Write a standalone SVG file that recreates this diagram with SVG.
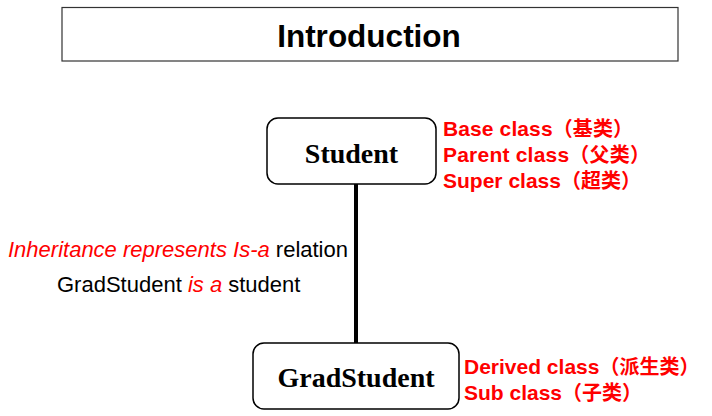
<svg xmlns="http://www.w3.org/2000/svg" width="712" height="416" viewBox="0 0 712 416">
<style>
.box{fill:#fff;stroke:#000;stroke-width:1.5}
.node{font-family:"Liberation Serif","Times New Roman",serif;font-weight:bold;font-size:28px;fill:#000;text-anchor:middle}
.red{font-family:"Liberation Sans",Arial,"Noto Sans CJK SC",sans-serif;font-weight:bold;font-size:21px;fill:#ff0000}
.cjk{font-family:"Noto Sans CJK SC",sans-serif;font-size:20px}
.note{font-family:"Liberation Sans",Arial,sans-serif;font-size:22px;fill:#000}
.it{font-style:italic;fill:#ff0000}
</style>
<rect width="712" height="416" fill="#fff"/>
<g id="title">
<rect x="62" y="7.5" width="616" height="53.5" fill="#fff" stroke="#333" stroke-width="1.2"/>
<text x="369" y="47" font-family="'Liberation Sans',Arial,sans-serif" font-weight="bold" font-size="31.5" text-anchor="middle">Introduction</text>
</g>
<g id="connectors">
<line x1="356" y1="184" x2="356" y2="343" stroke="#000" stroke-width="4"/>
</g>
<g id="student">
<rect class="box" x="267" y="118" width="169" height="66" rx="11"/>
<text class="node" x="351.5" y="162.5">Student</text>
<text class="red" x="443" y="136" textLength="190" lengthAdjust="spacing">Base class<tspan class="cjk">（基类）</tspan></text>
<text class="red" x="443" y="162" textLength="207" lengthAdjust="spacing">Parent class<tspan class="cjk">（父类）</tspan></text>
<text class="red" x="443" y="188" textLength="198" lengthAdjust="spacing">Super class<tspan class="cjk">（超类）</tspan></text>
</g>
<g id="gradstudent">
<rect class="box" x="253" y="343" width="206" height="66" rx="11"/>
<text class="node" x="356" y="387">GradStudent</text>
<text class="red" x="464" y="374">Derived class<tspan class="cjk">（派生类）</tspan></text>
<text class="red" x="464" y="400">Sub class<tspan class="cjk">（子类）</tspan></text>
</g>
<g id="notes">
<text class="note" x="8" y="257"><tspan class="it">Inheritance represents Is-a</tspan> relation</text>
<text class="note" x="57" y="292">GradStudent <tspan class="it">is a</tspan> student</text>
</g>
</svg>
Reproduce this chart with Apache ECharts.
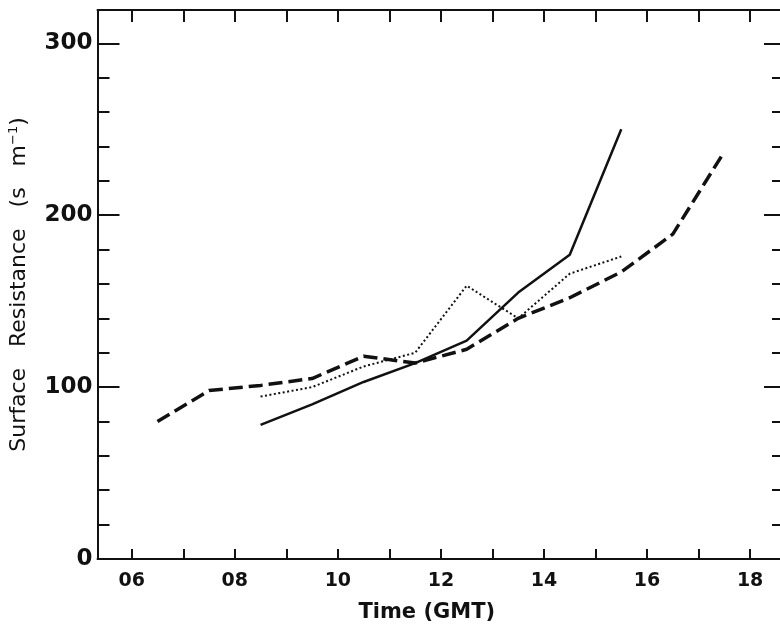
<!DOCTYPE html>
<html>
<head>
<meta charset="utf-8">
<script src="https://cdn.jsdelivr.net/npm/echarts@6/dist/echarts.min.js"></script>
<style>
html,body{margin:0;padding:0;background:#fff;}
#chart{width:780px;height:630px;}
</style>
</head>
<body>
<div id="chart"></div>
<script>
// Data (hour GMT, surface resistance s m^-1)
const hoursDashed = [6.5, 7.5, 8.5, 9.5, 10.5, 11.5, 12.5, 13.5, 14.5, 15.5, 16.5, 17.5];
const dashedValues = [80, 98, 101, 105, 118, 114, 122, 140, 152, 167, 189, 237];
const hoursSolid = [8.5, 9.5, 10.5, 11.5, 12.5, 13.5, 14.5, 15.5];
const solidValues = [78, 90, 103, 114, 127, 155, 177, 250];
const hoursDotted = [8.5, 9.5, 10.5, 11.5, 12.5, 13.5, 14.5, 15.5];
const dottedValues = [94.5, 100, 112, 120, 159, 140, 166, 176];
const xTickHours = [6, 7, 8, 9, 10, 11, 12, 13, 14, 15, 16, 17, 18];
const xLabelHours = [6, 8, 10, 12, 14, 16, 18];
const yMajorTicks = [0, 100, 200, 300];
const yMinorTicks = [20, 40, 60, 80, 120, 140, 160, 180, 220, 240, 260, 280];

const X_MIN = 5.336, X_MAX = 18.58, Y_MIN = 0, Y_MAX = 319.4;
const INK = '#111';
const FONT = 'DejaVu Sans';

function pairs(xs, ys) { return xs.map((x, i) => [x, ys[i]]); }

const chart = echarts.init(document.getElementById('chart'), null, {renderer: 'canvas'});

function yAx(pos, ticks, len, showLabels, showLine) {
  return {
    type: 'value', position: pos, min: Y_MIN, max: Y_MAX,
    axisLine: {show: showLine, onZero: false, lineStyle: {color: INK, width: 2}},
    axisTick: {show: true, inside: true, length: len, customValues: ticks, lineStyle: {color: INK, width: 2}},
    axisLabel: showLabels ? {show: true, customValues: yMajorTicks, margin: 5, color: INK,
      fontFamily: FONT, fontWeight: 'bold', fontSize: 23} : {show: false},
    splitLine: {show: false}
  };
}

const option = {
  animation: false,
  backgroundColor: '#fff',
  grid: {left: 97.5, right: 0, top: 10, bottom: 71, containLabel: false, outerBoundsMode: 'none'},
  xAxis: [
    {
      type: 'value', position: 'bottom', min: X_MIN, max: X_MAX,
      axisLine: {show: true, onZero: false, lineStyle: {color: INK, width: 2}},
      axisTick: {show: true, inside: true, length: 10, customValues: xTickHours, lineStyle: {color: INK, width: 2}},
      axisLabel: {show: true, customValues: xLabelHours, margin: 13, color: INK,
        fontFamily: FONT, fontWeight: 'bold', fontSize: 19,
        formatter: v => String(Math.round(v)).padStart(2, '0')},
      splitLine: {show: false},
      name: 'Time (GMT)', nameLocation: 'middle', nameGap: 43,
      nameTextStyle: {color: INK, fontFamily: FONT, fontWeight: 'bold', fontSize: 21, padding: [0, 24, 0, 0]}
    },
    {
      type: 'value', position: 'top', min: X_MIN, max: X_MAX,
      axisLine: {show: true, onZero: false, lineStyle: {color: INK, width: 2}},
      axisTick: {show: true, inside: true, length: 12, customValues: xTickHours, lineStyle: {color: INK, width: 2}},
      axisLabel: {show: false},
      splitLine: {show: false}
    }
  ],
  yAxis: [
    Object.assign(yAx('left', yMajorTicks, 22, true, true), {
      name: 'Surface   Resistance   (s   m{sup|−1})', nameLocation: 'middle', nameGap: 67, nameRotate: 90,
      nameTextStyle: {color: INK, fontFamily: FONT, fontWeight: 'normal', fontSize: 22,
        rich: {sup: {fontFamily: FONT, fontSize: 13, color: INK, verticalAlign: 'bottom', padding: [0, 0, 10, 0]}}}
    }),
    yAx('left', yMinorTicks, 12, false, false),
    yAx('right', yMajorTicks, 16, false, false),
    yAx('right', yMinorTicks, 8, false, false)
  ],
  series: [
    {
      type: 'line', name: 'dashed', xAxisIndex: 0, yAxisIndex: 0,
      data: pairs(hoursDashed, dashedValues), showSymbol: false, symbol: 'none',
      lineStyle: {color: INK, width: 3.5, type: [14, 6], cap: 'butt'}
    },
    {
      type: 'line', name: 'solid', xAxisIndex: 0, yAxisIndex: 0,
      data: pairs(hoursSolid, solidValues), showSymbol: false, symbol: 'none',
      lineStyle: {color: INK, width: 2.5, type: 'solid'}
    },
    {
      type: 'line', name: 'dotted', xAxisIndex: 0, yAxisIndex: 0,
      data: pairs(hoursDotted, dottedValues), showSymbol: false, symbol: 'none',
      lineStyle: {color: INK, width: 2, type: [2, 2.5], cap: 'butt'}
    }
  ]
};
chart.setOption(option);
</script>
</body>
</html>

•••••

WHAT THIS TASK INVOLVES :: Except for the pictures, copy every line of the records above exactly.

SOLUTION TO THIS PROBLEM ::
Write a standalone SVG file that recreates this diagram with SVG.
<svg xmlns="http://www.w3.org/2000/svg" width="712" height="416" viewBox="0 0 712 416">
<style>
.box{fill:#fff;stroke:#000;stroke-width:1.5}
.node{font-family:"Liberation Serif","Times New Roman",serif;font-weight:bold;font-size:28px;fill:#000;text-anchor:middle}
.red{font-family:"Liberation Sans",Arial,"Noto Sans CJK SC",sans-serif;font-weight:bold;font-size:21px;fill:#ff0000}
.cjk{font-family:"Noto Sans CJK SC",sans-serif;font-size:20px}
.note{font-family:"Liberation Sans",Arial,sans-serif;font-size:22px;fill:#000}
.it{font-style:italic;fill:#ff0000}
</style>
<rect width="712" height="416" fill="#fff"/>
<g id="title">
<rect x="62" y="7.5" width="616" height="53.5" fill="#fff" stroke="#333" stroke-width="1.2"/>
<text x="369" y="47" font-family="'Liberation Sans',Arial,sans-serif" font-weight="bold" font-size="31.5" text-anchor="middle">Introduction</text>
</g>
<g id="connectors">
<line x1="356" y1="184" x2="356" y2="343" stroke="#000" stroke-width="4"/>
</g>
<g id="student">
<rect class="box" x="267" y="118" width="169" height="66" rx="11"/>
<text class="node" x="351.5" y="162.5">Student</text>
<text class="red" x="443" y="136" textLength="190" lengthAdjust="spacing">Base class<tspan class="cjk">（基类）</tspan></text>
<text class="red" x="443" y="162" textLength="207" lengthAdjust="spacing">Parent class<tspan class="cjk">（父类）</tspan></text>
<text class="red" x="443" y="188" textLength="198" lengthAdjust="spacing">Super class<tspan class="cjk">（超类）</tspan></text>
</g>
<g id="gradstudent">
<rect class="box" x="253" y="343" width="206" height="66" rx="11"/>
<text class="node" x="356" y="387">GradStudent</text>
<text class="red" x="464" y="374">Derived class<tspan class="cjk">（派生类）</tspan></text>
<text class="red" x="464" y="400">Sub class<tspan class="cjk">（子类）</tspan></text>
</g>
<g id="notes">
<text class="note" x="8" y="257"><tspan class="it">Inheritance represents Is-a</tspan> relation</text>
<text class="note" x="57" y="292">GradStudent <tspan class="it">is a</tspan> student</text>
</g>
</svg>
Reproduce this chart with Apache ECharts.
<!DOCTYPE html>
<html>
<head>
<meta charset="utf-8">
<script src="https://cdn.jsdelivr.net/npm/echarts@6/dist/echarts.min.js"></script>
<style>
html,body{margin:0;padding:0;background:#fff;}
#chart{width:780px;height:630px;}
</style>
</head>
<body>
<div id="chart"></div>
<script>
// Data (hour GMT, surface resistance s m^-1)
const hoursDashed = [6.5, 7.5, 8.5, 9.5, 10.5, 11.5, 12.5, 13.5, 14.5, 15.5, 16.5, 17.5];
const dashedValues = [80, 98, 101, 105, 118, 114, 122, 140, 152, 167, 189, 237];
const hoursSolid = [8.5, 9.5, 10.5, 11.5, 12.5, 13.5, 14.5, 15.5];
const solidValues = [78, 90, 103, 114, 127, 155, 177, 250];
const hoursDotted = [8.5, 9.5, 10.5, 11.5, 12.5, 13.5, 14.5, 15.5];
const dottedValues = [94.5, 100, 112, 120, 159, 140, 166, 176];
const xTickHours = [6, 7, 8, 9, 10, 11, 12, 13, 14, 15, 16, 17, 18];
const xLabelHours = [6, 8, 10, 12, 14, 16, 18];
const yMajorTicks = [0, 100, 200, 300];
const yMinorTicks = [20, 40, 60, 80, 120, 140, 160, 180, 220, 240, 260, 280];

const X_MIN = 5.336, X_MAX = 18.58, Y_MIN = 0, Y_MAX = 319.4;
const INK = '#111';
const FONT = 'DejaVu Sans';

function pairs(xs, ys) { return xs.map((x, i) => [x, ys[i]]); }

const chart = echarts.init(document.getElementById('chart'), null, {renderer: 'canvas'});

function yAx(pos, ticks, len, showLabels, showLine) {
  return {
    type: 'value', position: pos, min: Y_MIN, max: Y_MAX,
    axisLine: {show: showLine, onZero: false, lineStyle: {color: INK, width: 2}},
    axisTick: {show: true, inside: true, length: len, customValues: ticks, lineStyle: {color: INK, width: 2}},
    axisLabel: showLabels ? {show: true, customValues: yMajorTicks, margin: 5, color: INK,
      fontFamily: FONT, fontWeight: 'bold', fontSize: 23} : {show: false},
    splitLine: {show: false}
  };
}

const option = {
  animation: false,
  backgroundColor: '#fff',
  grid: {left: 97.5, right: 0, top: 10, bottom: 71, containLabel: false, outerBoundsMode: 'none'},
  xAxis: [
    {
      type: 'value', position: 'bottom', min: X_MIN, max: X_MAX,
      axisLine: {show: true, onZero: false, lineStyle: {color: INK, width: 2}},
      axisTick: {show: true, inside: true, length: 10, customValues: xTickHours, lineStyle: {color: INK, width: 2}},
      axisLabel: {show: true, customValues: xLabelHours, margin: 13, color: INK,
        fontFamily: FONT, fontWeight: 'bold', fontSize: 19,
        formatter: v => String(Math.round(v)).padStart(2, '0')},
      splitLine: {show: false},
      name: 'Time (GMT)', nameLocation: 'middle', nameGap: 43,
      nameTextStyle: {color: INK, fontFamily: FONT, fontWeight: 'bold', fontSize: 21, padding: [0, 24, 0, 0]}
    },
    {
      type: 'value', position: 'top', min: X_MIN, max: X_MAX,
      axisLine: {show: true, onZero: false, lineStyle: {color: INK, width: 2}},
      axisTick: {show: true, inside: true, length: 12, customValues: xTickHours, lineStyle: {color: INK, width: 2}},
      axisLabel: {show: false},
      splitLine: {show: false}
    }
  ],
  yAxis: [
    Object.assign(yAx('left', yMajorTicks, 22, true, true), {
      name: 'Surface   Resistance   (s   m{sup|−1})', nameLocation: 'middle', nameGap: 67, nameRotate: 90,
      nameTextStyle: {color: INK, fontFamily: FONT, fontWeight: 'normal', fontSize: 22,
        rich: {sup: {fontFamily: FONT, fontSize: 13, color: INK, verticalAlign: 'bottom', padding: [0, 0, 10, 0]}}}
    }),
    yAx('left', yMinorTicks, 12, false, false),
    yAx('right', yMajorTicks, 16, false, false),
    yAx('right', yMinorTicks, 8, false, false)
  ],
  series: [
    {
      type: 'line', name: 'dashed', xAxisIndex: 0, yAxisIndex: 0,
      data: pairs(hoursDashed, dashedValues), showSymbol: false, symbol: 'none',
      lineStyle: {color: INK, width: 3.5, type: [14, 6], cap: 'butt'}
    },
    {
      type: 'line', name: 'solid', xAxisIndex: 0, yAxisIndex: 0,
      data: pairs(hoursSolid, solidValues), showSymbol: false, symbol: 'none',
      lineStyle: {color: INK, width: 2.5, type: 'solid'}
    },
    {
      type: 'line', name: 'dotted', xAxisIndex: 0, yAxisIndex: 0,
      data: pairs(hoursDotted, dottedValues), showSymbol: false, symbol: 'none',
      lineStyle: {color: INK, width: 2, type: [2, 2.5], cap: 'butt'}
    }
  ]
};
chart.setOption(option);
</script>
</body>
</html>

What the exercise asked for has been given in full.